Sarah Leyman, The Ohio State University
AMPHIBIAN MICROBIOMES AS INDICATORS OF INDIVIDUAL AND ENVIRONMENTAL HEALTH
Sarah Leyman1, Barbara Wolfe1, Paula Mouser2
1The Ohio State University College of Veterinary Medicine, 1900 Coffey Road, Columbus, OH, USA
2The Ohio State University Department of Civil, Environmental and Geodectic Engineering, 2070 Neil Avenue, Columbus, OH, USA
Amphibians depend on their cutaneous microbial community as a first line of immune defense against disease.

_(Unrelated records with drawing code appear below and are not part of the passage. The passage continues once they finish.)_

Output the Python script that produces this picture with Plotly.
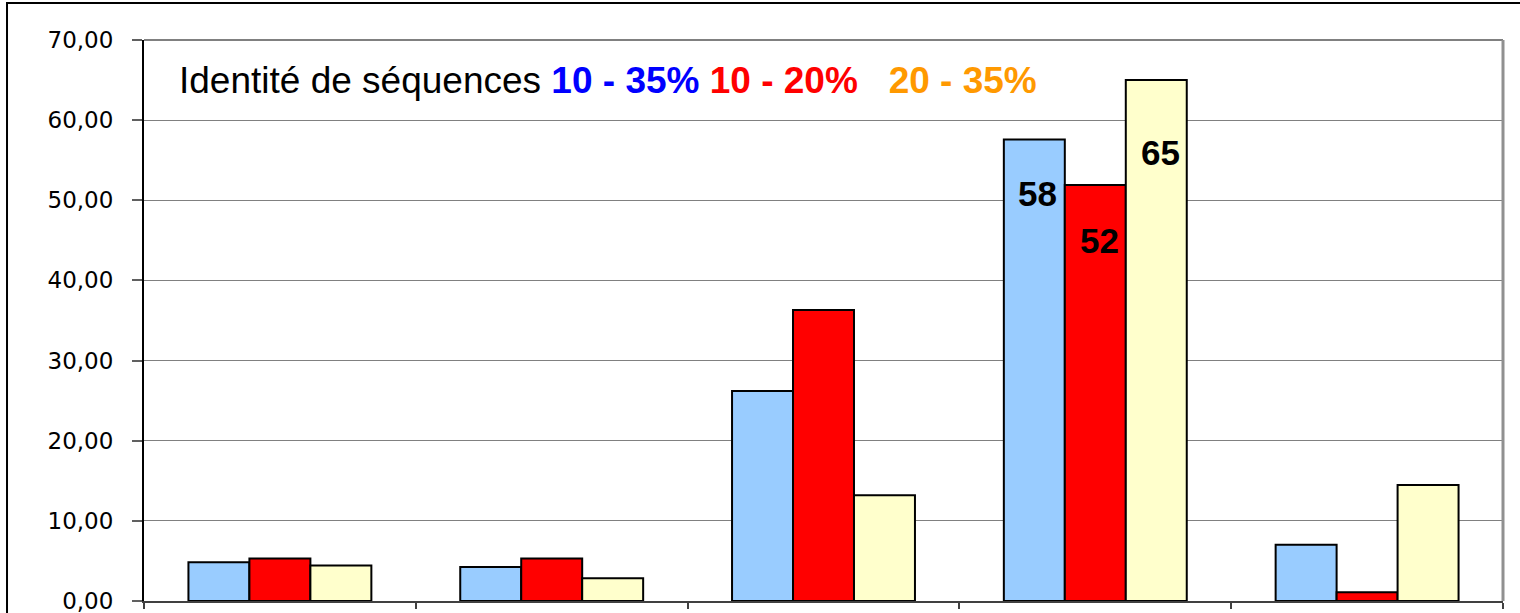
import plotly.graph_objects as go

# Classes (axis labels are not shown on the chart)
categories = ["Classe 1", "Classe 2", "Classe 3", "Classe 4", "Classe 5"]

# Percentage of pairs per class, for each sequence-identity range
serie_10_35 = [4.83, 4.24, 26.2, 57.6, 7.02]
serie_10_20 = [5.29, 5.29, 36.3, 51.9, 1.08]
serie_20_35 = [4.42, 2.83, 13.2, 65.0, 14.47]

series_names = ["10 - 35%", "10 - 20%", "20 - 35%"]
bar_colors = ["#99CCFF", "#FF0000", "#FFFFCC"]
text_colors = ["#0000FF", "#FF0000", "#FF9900"]

y_ticks = [0, 10, 20, 30, 40, 50, 60, 70]

# Values printed on the bars of the 4th class
labelled_class = 3
label_xshift = [-58, 4, 65]
label_yshift = [-54, -55, -72]

fig = go.Figure()
all_series = [serie_10_35, serie_10_20, serie_20_35]
for name, vals, col in zip(series_names, all_series, bar_colors):
    fig.add_trace(go.Bar(
        x=categories, y=vals, name=name,
        marker=dict(color=col, line=dict(color="#000000", width=2)),
        showlegend=False,
    ))

annotations = []
for vals, dx, dy in zip(all_series, label_xshift, label_yshift):
    v = vals[labelled_class]
    annotations.append(dict(
        x=categories[labelled_class], y=v, xref="x", yref="y",
        text=f"<b>{round(v):d}</b>", showarrow=False,
        xshift=dx, yshift=dy, yanchor="middle",
        font=dict(family="Liberation Sans, Arial", size=35, color="#000000"),
    ))

# Header line with coloured identity ranges
header = ("Identité de séquences "
          f"<span style='color:{text_colors[0]}'><b>{series_names[0]}</b></span> "
          f"<span style='color:{text_colors[1]}'><b>{series_names[1]}</b></span>"
          "&nbsp;&nbsp;&nbsp;"
          f"<span style='color:{text_colors[2]}'><b>{series_names[2]}</b></span>")
annotations.append(dict(
    x=0.0245, y=0.927, xref="paper", yref="paper", xanchor="left", yanchor="middle",
    text=header, showarrow=False,
    font=dict(family="Liberation Sans, Arial", size=37, color="#000000"),
))

shapes = [
    # outer frame of the chart object
    dict(type="rect", xref="paper", yref="paper", x0=-0.1008, x1=1.05, y0=-0.1, y1=1.066,
         line=dict(color="#000000", width=2), fillcolor="rgba(0,0,0,0)", layer="below"),
    # plot area border, top and right
    dict(type="line", xref="paper", yref="paper", x0=0, x1=1, y0=1, y1=1,
         line=dict(color="#808080", width=2)),
    dict(type="line", xref="paper", yref="paper", x0=1, x1=1, y0=0, y1=1,
         line=dict(color="#909090", width=3)),
]

fig.update_layout(
    width=1520, height=613,
    margin=dict(l=144, r=17, t=40, b=12, autoexpand=False),
    paper_bgcolor="#FFFFFF", plot_bgcolor="#FFFFFF",
    barmode="group", bargap=0.327, bargroupgap=0,
    separators=", ",
    annotations=annotations, shapes=shapes,
    font=dict(family="DejaVu Sans", color="#000000"),
)

fig.update_xaxes(
    showticklabels=False, ticks="outside", tickson="boundaries", ticklen=6,
    tickcolor="#404040", tickwidth=1.5, automargin=False,
    showline=True, linecolor="#404040", linewidth=2, showgrid=False,
)
fig.update_yaxes(
    range=[0, 70], tickvals=y_ticks, tickformat=".2f", automargin=False,
    ticks="outside", ticklen=10, tickcolor="#606060", tickwidth=1.5,
    ticklabelstandoff=14, ticklabeloverflow="allow",
    tickfont=dict(family="DejaVu Sans", size=23, color="#000000"),
    showline=True, linecolor="#000000", linewidth=2,
    showgrid=True, gridcolor="#808080", gridwidth=1, zeroline=False,
)

fig.write_html("out.html")
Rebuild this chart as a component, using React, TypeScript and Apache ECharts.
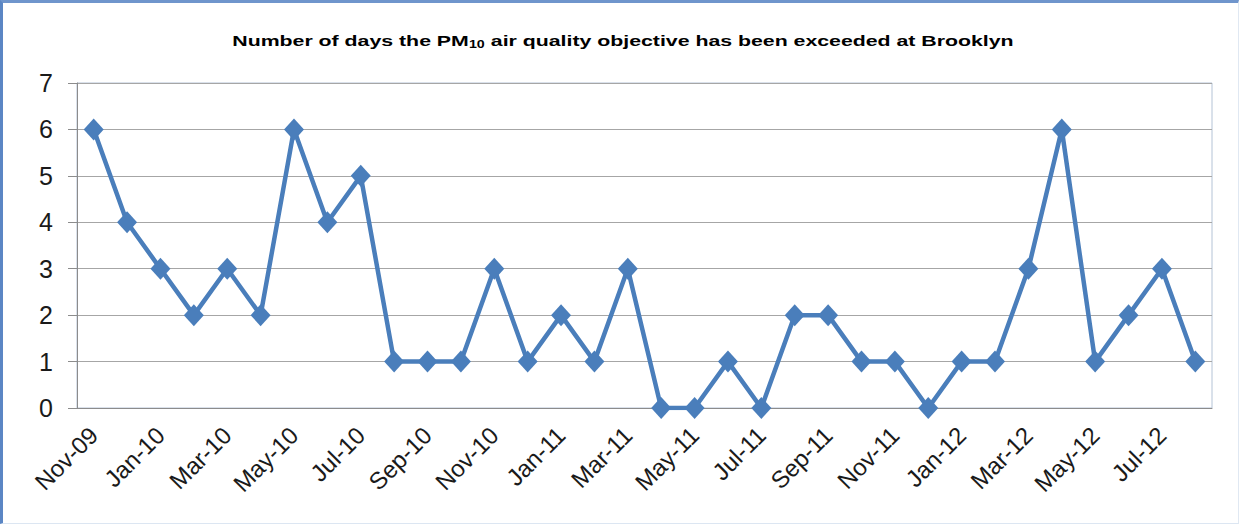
import React, { useEffect, useRef } from "react";
import * as echarts from "echarts";

const categories = [
  "Nov-09", "Dec-09", "Jan-10", "Feb-10", "Mar-10", "Apr-10", "May-10", "Jun-10", "Jul-10", "Aug-10",
  "Sep-10", "Oct-10", "Nov-10", "Dec-10", "Jan-11", "Feb-11", "Mar-11", "Apr-11", "May-11", "Jun-11",
  "Jul-11", "Aug-11", "Sep-11", "Oct-11", "Nov-11", "Dec-11", "Jan-12", "Feb-12", "Mar-12", "Apr-12",
  "May-12", "Jun-12", "Jul-12", "Aug-12",
];
const daysExceeded = [
  6, 4, 3, 2, 3, 2, 6, 4, 5, 1,
  1, 1, 3, 1, 2, 1, 3, 0, 0, 1,
  0, 2, 2, 1, 1, 0, 1, 1, 3, 6,
  1, 2, 3, 1,
];
const yTicks = { min: 0, max: 7, interval: 1 };

export default function App() {
  const ref = useRef<HTMLDivElement>(null);
  useEffect(() => {
    document.body.style.margin = "0";
    const chart = echarts.init(ref.current!, null, { renderer: "svg" });
    chart.setOption({
      animation: false,
      backgroundColor: "#ffffff",
      graphic: [
        {
          type: "text",
          x: 620,
          y: 38,
          scaleX: 1.42,
          style: {
            text: "{a|Number of days the PM}{s|10}{a| air quality objective has been exceeded at Brooklyn}",
            align: "center",
            verticalAlign: "middle",
            rich: {
              a: { fontFamily: "Liberation Sans, Arial", fontWeight: "bold", fontSize: 15, fill: "#000" },
              s: { fontFamily: "Liberation Sans, Arial", fontWeight: "bold", fontSize: 10, fill: "#000", padding: [8, 0, 0, 0] },
            },
          },
        },
      ],
      grid: {
        left: 74,
        right: 26,
        top: 80,
        bottom: 115,
        show: true,
        borderColor: "#b4c3d6",
        borderWidth: 1,
      },
      xAxis: {
        type: "category",
        data: categories,
        boundaryGap: true,
        axisLine: { lineStyle: { color: "#8c8c8c", width: 1 } },
        axisTick: { interval: 1, length: 8, lineStyle: { color: "#8c8c8c" } },
        axisLabel: {
          interval: 1,
          rotate: 45,
          fontSize: 24,
          fontFamily: "Liberation Sans, Arial",
          color: "#1a1a1a",
          margin: 23,
        },
        splitLine: { show: false },
      },
      yAxis: {
        type: "value",
        min: yTicks.min,
        max: yTicks.max,
        interval: yTicks.interval,
        axisLine: { show: true, lineStyle: { color: "#8c8c8c", width: 1 } },
        axisTick: { show: true, length: 9, lineStyle: { color: "#8c8c8c" } },
        axisLabel: {
          fontSize: 25,
          fontFamily: "Liberation Sans, Arial",
          color: "#1a1a1a",
          margin: 24,
        },
        splitLine: { lineStyle: { color: "#a6a6a6", width: 1 } },
      },
      series: [
        {
          type: "line",
          data: daysExceeded,
          symbol: "diamond",
          symbolSize: [20, 22],
          lineStyle: { color: "#4a7ebb", width: 4.5 },
          itemStyle: { color: "#4a7ebb" },
        },
      ],
    });
    return () => chart.dispose();
  }, []);
  return (
    <div
      style={{
        position: "absolute",
        left: 0,
        top: 0,
        width: 1239,
        height: 524,
        boxSizing: "border-box",
        borderLeft: "3px solid #5b86c4",
        borderTop: "3px solid #6f95cc",
        borderRight: "1px solid #e0e8f2",
        borderBottom: "1px solid #dce6f2",
      }}
    >
      <div ref={ref} style={{ width: 1235, height: 520 }} />
    </div>
  );
}
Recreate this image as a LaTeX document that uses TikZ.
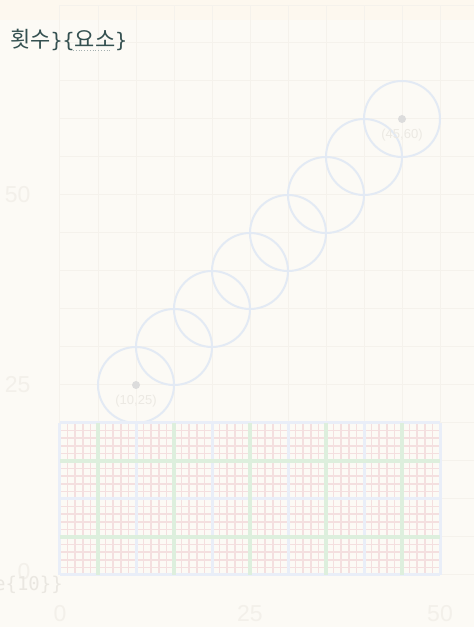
\documentclass[tikz,border=0pt]{standalone}
\usepackage{fontspec}
\setmainfont{Liberation Sans}
\setmonofont{DejaVu Sans Mono}
\newfontfamily\kofont{Noto Sans CJK KR}
\usepackage{tikz}
\usetikzlibrary{positioning}
\definecolor{paperBg}{RGB}{252,250,245}
\definecolor{paperTop}{RGB}{253,248,239}
\definecolor{faintLine}{RGB}{245,242,236}
\definecolor{ringBlue}{RGB}{227,234,244}
\definecolor{dotGray}{RGB}{220,220,220}
\definecolor{ghostText}{RGB}{243,240,234}
\definecolor{cellPink}{RGB}{244,223,223}
\definecolor{bandGreen}{RGB}{221,239,221}
\definecolor{bandBlue}{RGB}{233,238,248}
\definecolor{titleSlate}{RGB}{52,80,80}

\begin{document}
\begin{tikzpicture}[x=7.6pt,y=7.6pt,
    ring/.style={draw=ringBlue, line width=2pt},
    ringdot/.style={circle, fill=dotGray, inner sep=0pt, minimum size=8pt},
    ringlabel/.style={font=\fontsize{13}{15}\selectfont, text=ghostText!97!black},
    axislabel/.style={font=\fontsize{23}{26}\selectfont, text=ghostText}]
  % page and its faint grid
  \fill[paperBg] (-60pt,-52pt) rectangle (414pt,575pt);
  \fill[paperTop] (-60pt,555pt) rectangle (414pt,575pt);
  \useasboundingbox (-60pt,-52pt) rectangle (414pt,575pt);
  \draw[faintLine, line width=1pt] (0,0) grid[step=5] (55,75);

  % axis numbers
  \node[axislabel, anchor=east] (y50) at (-26pt,50) {50};
  \node[axislabel, anchor=east] (y25) at (-26pt,25) {25};
  \node[axislabel, anchor=east] (y0) at (-26pt,0.4) {0};
  \node[axislabel] (x0) at (0,-39pt) {0};
  \node[axislabel] (x25) at (25,-39pt) {25};
  \node[axislabel] (x50) at (50,-39pt) {50};
  \node[font=\ttfamily\fontsize{19}{22}\selectfont, text=ghostText!92!gray,
        anchor=east, inner sep=0pt] (stray) at (3pt,-1.3) {e\{10\}\}};

  % chain of rings
  \foreach \k in {0,...,7}
    \draw[ring] (10+5*\k,25+5*\k) circle (5);
  \node[ringdot] (first) at (10,25) {};
  \node[ringdot] (last) at (45,60) {};
  \node[ringlabel, below=2pt of first] {(10,25)};
  \node[ringlabel, below=2pt of last] {(45,60)};

  % block of cells
  \draw[cellPink, line width=1.6pt] (0,0) grid[step=1] (50,20);
  \foreach \x in {0,10,...,50}
    \draw[bandBlue, line width=3pt] (\x,0) -- (\x,20);
  \foreach \y in {0,10,20}
    \draw[bandBlue, line width=3pt] (0,\y) -- (50,\y);
  \foreach \x in {5,15,...,45}
    \draw[bandGreen, line width=4.8pt] (\x,0) -- (\x,20);
  \foreach \y in {5,15}
    \draw[bandGreen, line width=4.8pt] (0,\y) -- (50,\y);

  % title
  \node[font=\kofont\fontsize{22}{26}\selectfont, text=titleSlate,
        anchor=west, inner sep=0pt] (title) at (-50pt,535pt)
        {횟수{\ttfamily\fontsize{20}{24}\selectfont\}\{}요소{\ttfamily\fontsize{20}{24}\selectfont\}}};
  \draw[titleSlate!45, dotted, line width=0.8pt] (13pt,525pt) -- (52pt,525pt);
\end{tikzpicture}
\end{document}
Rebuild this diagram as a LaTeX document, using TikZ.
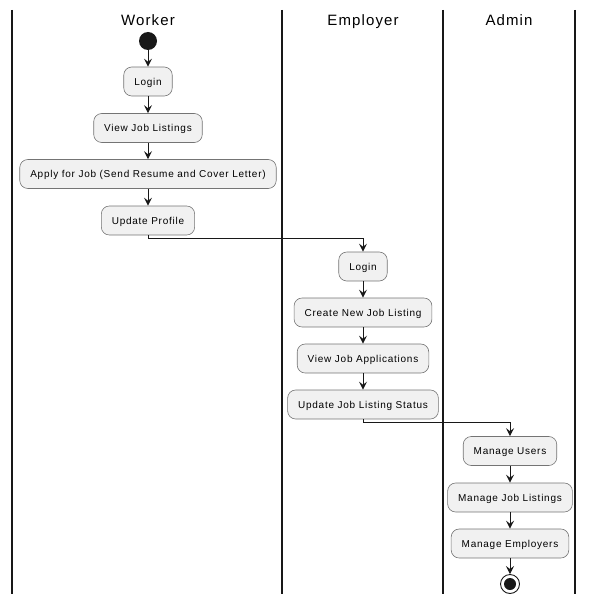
\documentclass[tikz,border=0pt]{standalone}
\usepackage{fontspec}
\setmainfont{Liberation Sans}[LetterSpace=7.5]
\usetikzlibrary{arrows.meta}
\definecolor{boxfill}{HTML}{F1F1F1}
\definecolor{ink}{HTML}{181818}

\begin{document}
\begin{tikzpicture}[x=1pt,y=-1pt,
		act/.style={rectangle, rounded corners=8pt, draw=ink!60, line width=0.6pt, fill=boxfill,
			minimum height=29pt, inner xsep=10.5pt, text height=7.2pt, text depth=0pt,
			font=\fontsize{10}{12}\selectfont},
		lane/.style={line width=1.3pt, ink},
		title/.style={anchor=base, font=\fontsize{15}{18}\selectfont},
		flow/.style={draw=ink, line width=0.9pt, -{Stealth[length=8pt,width=8pt,inset=3pt]}}]
	\useasboundingbox (0,0) rectangle (592,604);

	% swimlanes
	\foreach \x in {12,282,443,575}
		\draw[lane] (\x,10) -- (\x,594);
	\node[title] (tw) at (148,25.5) {Worker};
	\node[title] (te) at (363,25.5) {Employer};
	\node[title] (ta) at (509,25.5) {Admin};

	% worker
	\node[circle, fill=ink, minimum size=18pt, inner sep=0pt] (start) at (148,41) {};
	\node[act] (wlogin) at (148,81.5) {Login};
	\node[act] (wview) at (148,128) {View Job Listings};
	\node[act] (wapply) at (148,174) {Apply for Job (Send Resume and Cover Letter)};
	\node[act] (wprof) at (148,220.5) {Update Profile};

	% employer
	\node[act] (elogin) at (363,266.5) {Login};
	\node[act] (ecreate) at (363,312.5) {Create New Job Listing};
	\node[act] (eview) at (363,358.5) {View Job Applications};
	\node[act] (estat) at (363,404.5) {Update Job Listing Status};

	% admin
	\node[act] (ausers) at (510,451) {Manage Users};
	\node[act] (ajobs) at (510,497.5) {Manage Job Listings};
	\node[act] (aemp) at (510,543.5) {Manage Employers};
	\node[circle, draw=ink, line width=0.9pt, minimum size=19pt, inner sep=0pt] (stop) at (510,584) {};
	\fill[ink] (stop) circle (6pt);

	\draw[flow] (start) -- (wlogin);
	\draw[flow] (wlogin) -- (wview);
	\draw[flow] (wview) -- (wapply);
	\draw[flow] (wapply) -- (wprof);
	\draw[flow] (wprof.south) -- ++(0,3.5) -| (elogin.north);
	\draw[flow] (elogin) -- (ecreate);
	\draw[flow] (ecreate) -- (eview);
	\draw[flow] (eview) -- (estat);
	\draw[flow] (estat.south) -- ++(0,3.5) -| (ausers.north);
	\draw[flow] (ausers) -- (ajobs);
	\draw[flow] (ajobs) -- (aemp);
	\draw[flow] (aemp) -- (stop);
\end{tikzpicture}
\end{document}
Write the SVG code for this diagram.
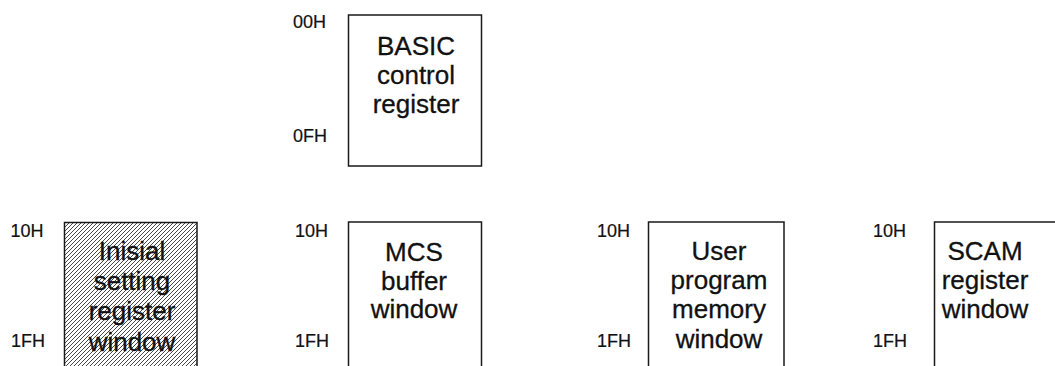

However, very few studies have been performed to characterize the bacterial genera found on the skin of different amphibian species and under different water quality conditions. The goal of this study was to classify the bacterial genera present on the skin of two Lithobates species living in lakes of highly variant water characteristics on a reclaimed surface mine. A second objective was to develop a baseline frog microbiome library on the site prior to shale gas exploration in order to monitor microbiome changes in association with environmental disturbance. Northern green frogs (Lithobates clamitans melanota) and American bullfrogs (Lithobates catesbeiana) were caught from 10 different lakes on the Wilds in Cumberland, OH. Skin swabs were collected following a sterile saline solution rinse for bacterial characterization and to test for Batrachochytrium dendrobatiditis (Bd), the etiologic agent of amphibian chytridiomycosis. Pharyngeal swabs were taken to test for ranavirus, another emerging disease of amphibians, and blood samples were collected to assess the heterophil-lymphocyte ratio as an indicator of stress. Water quality parameters were documented and water samples collected for chemical analysis at the time of frog capture for each site. The DNA was extracted from the bacterial swabs and sequenced using 454 pyro-sequencing. At least one frog from each site tested was positive for Bd, but no frogs were positive for ranavirus. Water quality among sites varied with regard to pH (4.10 to 8.66), conductivity (137.5 μS/cm to 3.51 mS/cm), ionic content, and dissolved organic carbon (0.13 mg/L to 11.7 mg/L). Our study identified over 300 different genera of microbes representing 68 orders present on frogs on this site. Water quality parameters were found to be associated with differential microbial colonization and physiologic parameters.